The above translations, with notes and remarks, have been reprinted by
Mr. W.A. Clouston, in his 'Arabian Poetry for English Readers,' at
Glasgow in 1881, and is a work well worthy of a perusal by any persons
who may be interested in the subject.

The names of the three ancient Arab poets considered to have been possessed of equal talent with the authors of the Mua'llakat, are Nabiga, Al-Kama, and Al-Aasha, and some specimens of their composition, as also of those of other pre-Islamite poets, are to be found in the fifteenth volume, No. 39, pages 65-108, of the 'Bombay Branch of the Royal Asiatic Society,' translated by Mr. E. Rehatsek in 1881.

Second Period.

From Muhammad and his immediate successors (Abu Bakr, Omar, Othman and
Ali), through the Omaiyide and Abbaside dynasties, to the end of the
Khalifate of Baghdad, A.D. 1258.

The legislator of Islam, whose era began on the 16th July, A.D. 622 (though his actual departure from Mecca has been calculated to have taken place on the 20th June, A.D. 622), is here to be considered not from an historical, but from a poetical point of view. Although Muhammad despised the metres in which the bards of his nation chanted their Kasidas, and himself gave utterance in the name of Heaven to the inspirations of his genius only in richly-modulated and rhymed prose, nevertheless, according to the Oriental idea, he was regarded as a poet. Those who declare that he was not a poet overlook the circumstance that he was vehemently assailed by contemporary poets, who attempted to degrade his heaven-inspired Surahs into mere poetical fables. He himself protested against this insinuation, and declared at the end of the 26th Surah, entitled 'The Poets,' that those are in error who believe poets, as follows:

'And those who err follow the poets; dost thou not see how they roam (as bereft of their senses) through every valley (of the imagination) and that they say things which they do not perform? … Except those who believe, and do good works, and remember God frequently, and those who defend themselves after they have been unjustly treated by poets in their lampoons, and they who act unjustly shall know hereafter with what treatment they shall be treated.'

These lines are important as far as the history of literature is concerned. They are written against inimical poets, but distinguish the friendly ones, who, taking the part of Muhammad, repaid the lampooning poets in their own coin.

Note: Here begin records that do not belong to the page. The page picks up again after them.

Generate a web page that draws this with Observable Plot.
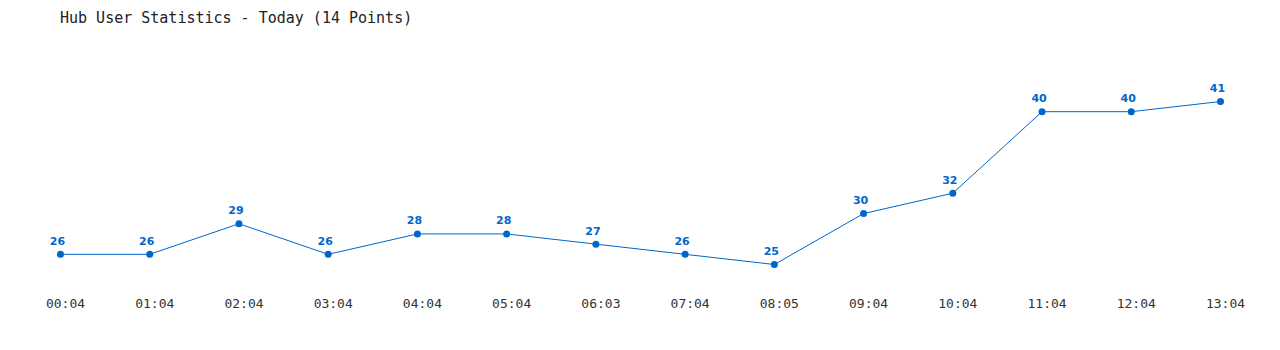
<!DOCTYPE html>
<html><head><meta charset="utf-8">
<script src="https://cdn.jsdelivr.net/npm/d3@7"></script>
<script src="https://cdn.jsdelivr.net/npm/@observablehq/plot@0.6"></script>
<style>
body{margin:0;background:#fff;}
#title{height:36px;box-sizing:border-box;padding-left:60px;padding-top:9px;font:15px "DejaVu Sans Mono",monospace;color:#222;white-space:pre;}
svg{display:block;}
</style></head><body>
<div id="title">Hub User Statistics - Today (14 Points)</div>
<div id="chart"></div>
<script>
const times = ["00:04","01:04","02:04","03:04","04:04","05:04","06:03","07:04","08:05","09:04","10:04","11:04","12:04","13:04"];
const users = [26,26,29,26,28,28,27,26,25,30,32,40,40,41];
const data = times.map((t,i)=>({t, v: users[i]}));
const blue = "#0066cc";
const chart = Plot.plot({
  width: 1280, height: 314,
  marginLeft: 60, marginRight: 60, marginTop: 0, marginBottom: 56,
  x: {type: "point", domain: times, padding: 0, round: false},
  y: {domain: [25, 41], range: [228, 65], axis: null},
  style: {background: "#fff"},
  marks: [
    Plot.axisX({tickSize: 0, tickPadding: 4, dx: 5, fontSize: 13, fontFamily: "DejaVu Sans Mono, monospace", fill: "#333", label: null}),
    Plot.line(data, {x: "t", y: "v", stroke: blue, strokeWidth: 1}),
    Plot.dot(data, {x: "t", y: "v", r: 3.5, fill: blue}),
    Plot.text(data, {x: "t", y: "v", text: d => String(d.v), dy: -13, dx: -3, fill: blue, fontWeight: "bold", fontSize: 11, fontFamily: "DejaVu Sans, sans-serif"})
  ]
});
document.getElementById("chart").append(chart);
</script>
</body></html>
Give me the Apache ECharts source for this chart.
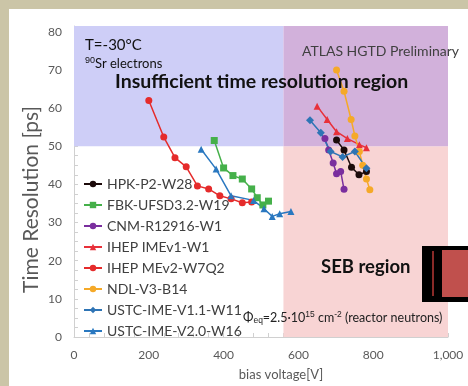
<!DOCTYPE html>
<html>
<head>
<meta charset="utf-8">
<script src="https://cdn.jsdelivr.net/npm/echarts@6/dist/echarts.min.js"></script>
<style>
  html, body { margin: 0; padding: 0; background: #cbc5a7; }
  #chart { position: absolute; left: 9px; top: 9px; width: 459px; height: 377px; background: #fff; }
</style>
</head>
<body>
<div id="chart"></div>
<script>
// bias voltage [V] / time resolution [ps]
const hpkV = [702, 722, 742, 762, 782];
const hpkT = [51.6, 49.0, 44.5, 42.5, 43.4];
const fbkV = [375, 400, 425, 450, 475, 490, 505, 520];
const fbkT = [51.5, 44.3, 42.3, 41.4, 38.8, 36.5, 34.6, 35.6];
const cnmV = [671, 681, 693, 702, 713, 722];
const cnmT = [52.0, 49.0, 45.6, 42.8, 43.4, 38.7];
const ime1V = [650, 677, 702, 731, 763, 782];
const ime1T = [60.5, 57.0, 53.8, 52.0, 50.4, 49.6];
const mev2V = [200, 240, 270, 300, 330, 360, 390, 420, 450, 475];
const mev2T = [62.0, 52.4, 47.0, 44.6, 39.6, 38.8, 37.0, 36.2, 35.2, 35.4];
const ndlV = [702, 722, 741, 751, 763, 772, 782, 791];
const ndlT = [70.0, 64.4, 57.0, 52.7, 48.6, 45.0, 41.4, 38.6];
const ustc11V = [631, 660, 686, 718, 751, 782];
const ustc11T = [56.8, 53.5, 48.6, 47.2, 48.6, 44.2];
const ustc20V = [340, 380, 420, 480, 508, 530, 550, 580];
const ustc20T = [49.2, 44.0, 37.0, 35.8, 33.6, 31.6, 32.3, 32.9];

const names = ["HPK-P2-W28", "FBK-UFSD3.2-W19", "CNM-R12916-W1", "IHEP IMEv1-W1",
  "IHEP MEv2-W7Q2", "NDL-V3-B14", "USTC-IME-V1.1-W11", "USTC-IME-V2.0-W16"];
const xs = [hpkV, fbkV, cnmV, ime1V, mev2V, ndlV, ustc11V, ustc20V];
const ys = [hpkT, fbkT, cnmT, ime1T, mev2T, ndlT, ustc11T, ustc20T];
const colors = ["#1c0a0a", "#45b04a", "#7a2e9e", "#e8303a", "#e52b2b", "#f5a928", "#2e74b5", "#2a78c0"];
const symbols = ["circle", "rect", "circle", "triangle", "circle", "circle", "diamond", "triangle"];

// shaded regions [x0, y0, x1, y1]
const yTop = 81.5;
const timeRegion = [0, 50, 560, yTop];
const sebRegion = [560, 0, 1000, 50];
const bothRegion = [560, 50, 1000, yTop];

const chart = echarts.init(document.getElementById("chart"));
const font = "Lato, 'Open Sans', sans-serif";

const area = (r, color) => [
  { xAxis: r[0], yAxis: r[1], itemStyle: { color } },
  { xAxis: r[2], yAxis: r[3] },
];

const series = names.map((n, i) => ({
  name: n, type: "line", z: 3,
  data: xs[i].map((v, k) => [v, ys[i][k]]),
  symbol: symbols[i], symbolSize: symbols[i] === "diamond" ? 8 : 7,
  itemStyle: { color: colors[i] },
  lineStyle: { color: colors[i], width: 1.5 },
}));

series.unshift({
  name: "regions", type: "line", data: [], z: 1, silent: true,
  markArea: {
    silent: true,
    data: [
      area(timeRegion, "#cecef7"),
      area(sebRegion, "#f8d4d4"),
      area(bothRegion, "#d2b1db"),
    ],
  },
});

chart.setOption({
  animation: false,
  textStyle: { fontFamily: font },
  grid: { left: 65, right: 20, top: 17, bottom: 49 },
  legend: {
    data: names, orient: "vertical", left: 69, top: 163,
    itemWidth: 18, itemHeight: 8, itemGap: 7,
    textStyle: { color: "#404040", fontSize: 14, fontFamily: font },
  },
  xAxis: {
    type: "value", min: 0, max: 1000, interval: 200,
    name: "bias voltage[V]", nameLocation: "middle", nameGap: 31,
    nameTextStyle: { color: "#595959", fontSize: 13, padding: [0, 0, 0, 40] },
    axisLine: { lineStyle: { color: "#d0d0d0" } },
    axisTick: { show: true, inside: true, length: 4, lineStyle: { color: "#d0d0d0" } },
    minorTick: { show: true, splitNumber: 5, length: 4, lineStyle: { color: "#d0d0d0" } },
    axisLabel: { color: "#595959", fontSize: 12, margin: 12 },
    splitLine: { show: false },
  },
  yAxis: {
    type: "value", min: 0, max: yTop, interval: 10,
    name: "Time Resolution [ps]", nameLocation: "middle", nameGap: 32, nameRotate: 90,
    nameMoveOverlap: false,
    nameTextStyle: { color: "#595959", fontSize: 21, padding: [0, 36, 0, 0] },
    axisLine: { show: true, lineStyle: { color: "#d0d0d0" } },
    axisTick: { show: true, inside: true, length: 4, lineStyle: { color: "#d0d0d0" } },
    minorTick: { show: true, splitNumber: 4, length: 4, lineStyle: { color: "#d0d0d0" } },
    axisLabel: { color: "#595959", fontSize: 12, margin: 12, showMaxLabel: false },
    splitLine: { show: false },
  },
  series,
  graphic: [
    { type: "text", left: 76, top: 29, z: 10,
      style: { text: "T=-30°C", font: "15px " + font, fill: "#111" } },
    { type: "text", left: 76, top: 47, z: 10,
      style: { text: "{s|90}Sr electrons", fill: "#111", font: "13px " + font,
        rich: { s: { fontSize: 9, verticalAlign: "top", padding: [0, 0, 6, 0], fill: "#111" } } } },
    { type: "text", left: 106, top: 63, z: 10,
      style: { text: "Insufficient time resolution region", font: "bold 19.5px " + font, fill: "#111" } },
    { type: "text", left: 293, top: 35, z: 10,
      style: { text: "ATLAS HGTD Preliminary", font: "14px " + font, fill: "#404040" } },
    { type: "text", left: 312, top: 249, z: 10,
      style: { text: "SEB region", font: "bold 18.5px " + font, fill: "#111" } },
    { type: "text", left: 234, top: 301, z: 10,
      style: {
        text: "Φ{b|eq}=2.5·10{p|15} cm{p|-2} (reactor neutrons)",
        font: "12.5px " + font, fill: "#222",
        rich: {
          b: { fontSize: 8.5, padding: [6, 0, 0, 0], fill: "#222" },
          p: { fontSize: 8.5, padding: [0, 0, 6, 0], fill: "#222" },
        },
      } },
    { type: "rect", z: 10, shape: { x: 413, y: 237, width: 46, height: 56 }, style: { fill: "#000" } },
    { type: "rect", z: 11, shape: { x: 423, y: 242, width: 2, height: 45 }, style: { fill: "#8a2a28" } },
    { type: "rect", z: 11, shape: { x: 433, y: 241, width: 26, height: 47 }, style: { fill: "#c0504d" } },
  ],
});
</script>
</body>
</html>
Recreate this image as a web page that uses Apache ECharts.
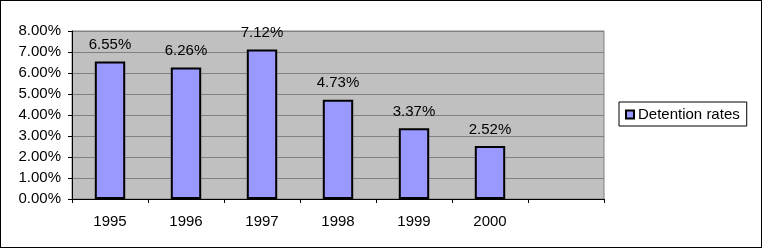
<!DOCTYPE html>
<html>
<head>
<meta charset="utf-8">
<script src="https://cdn.jsdelivr.net/npm/echarts@6/dist/echarts.min.js"></script>
<style>
    html, body { margin: 0; padding: 0; background: #fff; }
    #chart { width: 760px; height: 246px; border: 1px solid #000; }
</style>
</head>
<body>
<div id="chart"></div>
<script>
// years on the x axis (last slot is empty, as in the original)
const years = ['1995', '1996', '1997', '1998', '1999', '2000', ''];
// detention rates in percent
const detentionRates = [6.55, 6.26, 7.12, 4.73, 3.37, 2.52, null];

const chart = echarts.init(document.getElementById('chart'));
chart.setOption({
    animation: false,
    textStyle: { fontFamily: 'Liberation Sans, Arial, sans-serif' },
    grid: {
        left: 71,
        right: 157,
        top: 30,
        bottom: 48,
        show: true,
        backgroundColor: '#C0C0C0',
        borderColor: '#808080',
        borderWidth: 1
    },
    legend: {
        left: 618,
        top: 101,
        orient: 'vertical',
        data: ['Detention rates'],
        icon: 'rect',
        itemWidth: 8,
        itemHeight: 8,
        itemGap: 0,
        padding: [5, 7, 4, 6],
        borderColor: '#000',
        borderWidth: 1,
        textStyle: { fontSize: 15, color: '#000', padding: [0, 0, 0, -1] }
    },
    xAxis: {
        type: 'category',
        data: years,
        axisLine: { lineStyle: { color: '#000' } },
        axisTick: { show: true, length: 4, lineStyle: { color: '#000' } },
        axisLabel: { color: '#000', fontSize: 15, margin: 15 }
    },
    yAxis: {
        type: 'value',
        min: 0,
        max: 8,
        interval: 1,
        axisLine: { show: true, lineStyle: { color: '#000' } },
        axisTick: { show: true, length: 4, lineStyle: { color: '#000' } },
        axisLabel: {
            color: '#000',
            fontSize: 15,
            margin: 11,
            formatter: v => v.toFixed(2) + '%'
        },
        splitLine: { lineStyle: { color: '#808080' } }
    },
    series: [
        {
            name: 'Detention rates',
            type: 'bar',
            data: detentionRates,
            barWidth: '40%',
            itemStyle: { color: '#9999FF', borderColor: '#000', borderWidth: 2 },
            label: {
                show: true,
                position: 'top',
                distance: 9,
                color: '#000',
                fontSize: 15,
                formatter: p => p.value.toFixed(2) + '%'
            }
        }
    ]
});
</script>
</body>
</html>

Some of the hostile poets, such as Hobeira and the woman Karitha, were killed at the taking of Mecca, whilst Zibary and the woman Hertlemah saved their lives only by making a profession of Islam. Muhammad had, however, also his panegyrists, the chief of whom was Ka'b bin Zoheir, the composer of the celebrated Kasida called 'The Poem of the Mantle,' as a reward for which the Prophet threw his own cloak over him, under the following circumstances, as related by Mr. J.W. Redhouse in the preface to his translation of the poem published in the 'Arabian Poetry for English Readers'[1] alluded to above.

[Footnote 1: In this same work will also be found a
translation by Mr. Redhouse of another poem, also called
'The Poem of the Mantle,' but written by Sharaf-uddin
Muhammad Al-Busiri, who was born A.D. 1211, and died between
A.D. 1291 and 1300.]

Ka'b was a son of Zoheir, already mentioned as the author of one of the pre-Islamite poems known as the 'Mua'llakat.' He had a brother named Bujeir, and, like their father, both brothers were good poets. Bujeir was first converted, and embraced the faith of Islam. Ka'b was angry at this, and composed a lampoon on his brother, on the Prophet, and on their new religion. This he sent to his brother by the mouth of a messenger. Bujeir repeated it to Muhammad, who commented on it as favourable to the new faith and to himself, but at the same time passed a sentence of death on the satirist.